■ What you need to do: No images are to be carried over; print all other material exactly as it stands.

--------------------------------

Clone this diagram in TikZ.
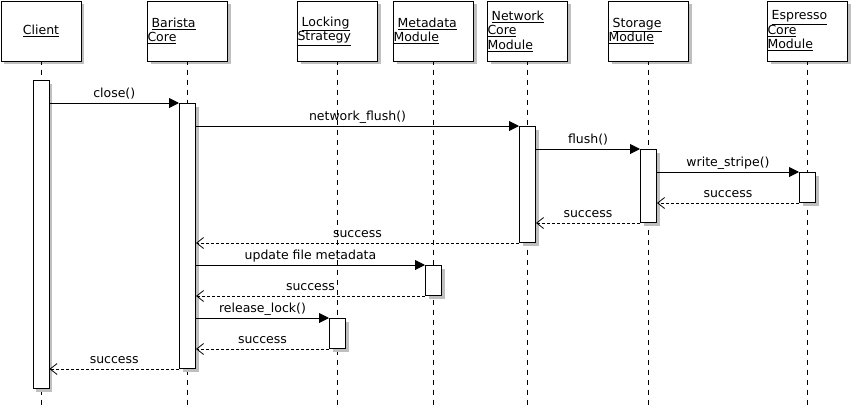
\documentclass[tikz,border=0pt]{standalone}
\usepackage{fontspec}
\setmainfont{DejaVu Sans}
\usetikzlibrary{arrows.meta,shadows}

\begin{document}
\begin{tikzpicture}[x=1pt,y=-1pt,line width=1pt,font=\fontsize{12.5}{14.5}\selectfont]
 \tikzstyle{shade}=[drop shadow={shadow xshift=3pt,shadow yshift=-3pt,fill=black!25,opacity=1}]
 \tikzstyle{head}=[draw,fill=white,shade,anchor=north west,inner sep=0pt,text width=80pt,minimum height=60pt,align=left]
 \tikzstyle{act}=[draw,fill=white,shade,anchor=north,inner sep=0pt,minimum width=16pt]
 \tikzstyle{life}=[dash pattern=on 5pt off 5pt,dash phase=2pt]
 \tikzstyle{call}=[-{Triangle[length=10pt,width=10pt]}]
 \tikzstyle{ret}=[dash pattern=on 3pt off 2pt,-{Straight Barb[length=7pt,width=11pt,line width=0.8pt]}]
 \tikzstyle{msg}=[above=5.5pt,inner sep=0pt,text depth=0pt]
  \useasboundingbox (0,0) rectangle (852,413);
  % participants
  \node[head,align=center] (client) at (0.5,0.5) {\underline{Client}};
  \node[head] (barista) at (147,0.5) {\ \underline{Barista}\\\underline{Core}};
  \node[head] (locking) at (297,0.5) {\ \underline{Locking}\\\underline{Strategy}};
  \node[head] (metadata) at (393,0.5) {\ \underline{Metadata}\\\underline{Module}};
  \node[head] (network) at (487,0.5) {\ \underline{Network}\\\underline{Core}\\\underline{Module}};
  \node[head] (storage) at (608,0.5) {\ \underline{Storage}\\\underline{Module}};
  \node[head] (espresso) at (767,0.5) {\ \underline{Espresso}\\\underline{Core}\\\underline{Module}};
  \foreach \p in {client,barista,locking,metadata,network,storage,espresso}
    \draw[life] (\p.south) -- ++(0,345);
  % activations
  \node[act,minimum height=308pt] (clientAct) at (client.south |- 0,80) {};
  \node[act,minimum height=265pt] (baristaAct) at (barista.south |- 0,103) {};
  \node[act,minimum height=116pt] (networkAct) at (network.south |- 0,126) {};
  \node[act,minimum height=73pt] (storageAct) at (storage.south |- 0,149) {};
  \node[act,minimum height=30pt] (espressoAct) at (espresso.south |- 0,172) {};
  \node[act,minimum height=30pt] (metadataAct) at (metadata.south |- 0,265) {};
  \node[act,minimum height=30pt] (lockingAct) at (locking.south |- 0,318) {};
  % messages
  \draw[call] (clientAct.east |- baristaAct.north) -- node[msg]{close()} (baristaAct.north west);
  \draw[call] (baristaAct.east |- networkAct.north) -- node[msg]{network\_flush()} (networkAct.north west);
  \draw[call] (networkAct.east |- storageAct.north) -- node[msg]{flush()} (storageAct.north west);
  \draw[call] (storageAct.east |- espressoAct.north) -- node[msg]{write\_stripe()} (espressoAct.north west);
  \draw[ret] (espressoAct.south west) -- node[msg]{success} (storageAct.east |- espressoAct.south);
  \draw[ret] (storageAct.south west) -- node[msg]{success} (networkAct.east |- storageAct.south);
  \draw[ret] (networkAct.south west) -- node[msg]{success} (baristaAct.east |- networkAct.south);
  \draw[call] (baristaAct.east |- metadataAct.north) -- node[msg]{update file metadata} (metadataAct.north west);
  \draw[ret] (metadataAct.south west) -- node[msg]{success} (baristaAct.east |- metadataAct.south);
  \draw[call] (baristaAct.east |- lockingAct.north) -- node[msg]{release\_lock()} (lockingAct.north west);
  \draw[ret] (lockingAct.south west) -- node[msg]{success} (baristaAct.east |- lockingAct.south);
  \draw[ret] (baristaAct.south west) -- node[msg]{success} (clientAct.east |- baristaAct.south);
\end{tikzpicture}
\end{document}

--------------------------------

■ Reply to the exercise:
Clone this diagram in TikZ.
\documentclass[tikz,border=0pt]{standalone}
\usepackage{fontspec}
\setmainfont{DejaVu Sans}
\usetikzlibrary{arrows.meta,shadows}

\begin{document}
\begin{tikzpicture}[x=1pt,y=-1pt,line width=1pt,font=\fontsize{12.5}{14.5}\selectfont]
 \tikzstyle{shade}=[drop shadow={shadow xshift=3pt,shadow yshift=-3pt,fill=black!25,opacity=1}]
 \tikzstyle{head}=[draw,fill=white,shade,anchor=north west,inner sep=0pt,text width=80pt,minimum height=60pt,align=left]
 \tikzstyle{act}=[draw,fill=white,shade,anchor=north,inner sep=0pt,minimum width=16pt]
 \tikzstyle{life}=[dash pattern=on 5pt off 5pt,dash phase=2pt]
 \tikzstyle{call}=[-{Triangle[length=10pt,width=10pt]}]
 \tikzstyle{ret}=[dash pattern=on 3pt off 2pt,-{Straight Barb[length=7pt,width=11pt,line width=0.8pt]}]
 \tikzstyle{msg}=[above=5.5pt,inner sep=0pt,text depth=0pt]
  \useasboundingbox (0,0) rectangle (852,413);
  % participants
  \node[head,align=center] (client) at (0.5,0.5) {\underline{Client}};
  \node[head] (barista) at (147,0.5) {\ \underline{Barista}\\\underline{Core}};
  \node[head] (locking) at (297,0.5) {\ \underline{Locking}\\\underline{Strategy}};
  \node[head] (metadata) at (393,0.5) {\ \underline{Metadata}\\\underline{Module}};
  \node[head] (network) at (487,0.5) {\ \underline{Network}\\\underline{Core}\\\underline{Module}};
  \node[head] (storage) at (608,0.5) {\ \underline{Storage}\\\underline{Module}};
  \node[head] (espresso) at (767,0.5) {\ \underline{Espresso}\\\underline{Core}\\\underline{Module}};
  \foreach \p in {client,barista,locking,metadata,network,storage,espresso}
    \draw[life] (\p.south) -- ++(0,345);
  % activations
  \node[act,minimum height=308pt] (clientAct) at (client.south |- 0,80) {};
  \node[act,minimum height=265pt] (baristaAct) at (barista.south |- 0,103) {};
  \node[act,minimum height=116pt] (networkAct) at (network.south |- 0,126) {};
  \node[act,minimum height=73pt] (storageAct) at (storage.south |- 0,149) {};
  \node[act,minimum height=30pt] (espressoAct) at (espresso.south |- 0,172) {};
  \node[act,minimum height=30pt] (metadataAct) at (metadata.south |- 0,265) {};
  \node[act,minimum height=30pt] (lockingAct) at (locking.south |- 0,318) {};
  % messages
  \draw[call] (clientAct.east |- baristaAct.north) -- node[msg]{close()} (baristaAct.north west);
  \draw[call] (baristaAct.east |- networkAct.north) -- node[msg]{network\_flush()} (networkAct.north west);
  \draw[call] (networkAct.east |- storageAct.north) -- node[msg]{flush()} (storageAct.north west);
  \draw[call] (storageAct.east |- espressoAct.north) -- node[msg]{write\_stripe()} (espressoAct.north west);
  \draw[ret] (espressoAct.south west) -- node[msg]{success} (storageAct.east |- espressoAct.south);
  \draw[ret] (storageAct.south west) -- node[msg]{success} (networkAct.east |- storageAct.south);
  \draw[ret] (networkAct.south west) -- node[msg]{success} (baristaAct.east |- networkAct.south);
  \draw[call] (baristaAct.east |- metadataAct.north) -- node[msg]{update file metadata} (metadataAct.north west);
  \draw[ret] (metadataAct.south west) -- node[msg]{success} (baristaAct.east |- metadataAct.south);
  \draw[call] (baristaAct.east |- lockingAct.north) -- node[msg]{release\_lock()} (lockingAct.north west);
  \draw[ret] (lockingAct.south west) -- node[msg]{success} (baristaAct.east |- lockingAct.south);
  \draw[ret] (baristaAct.south west) -- node[msg]{success} (clientAct.east |- baristaAct.south);
\end{tikzpicture}
\end{document}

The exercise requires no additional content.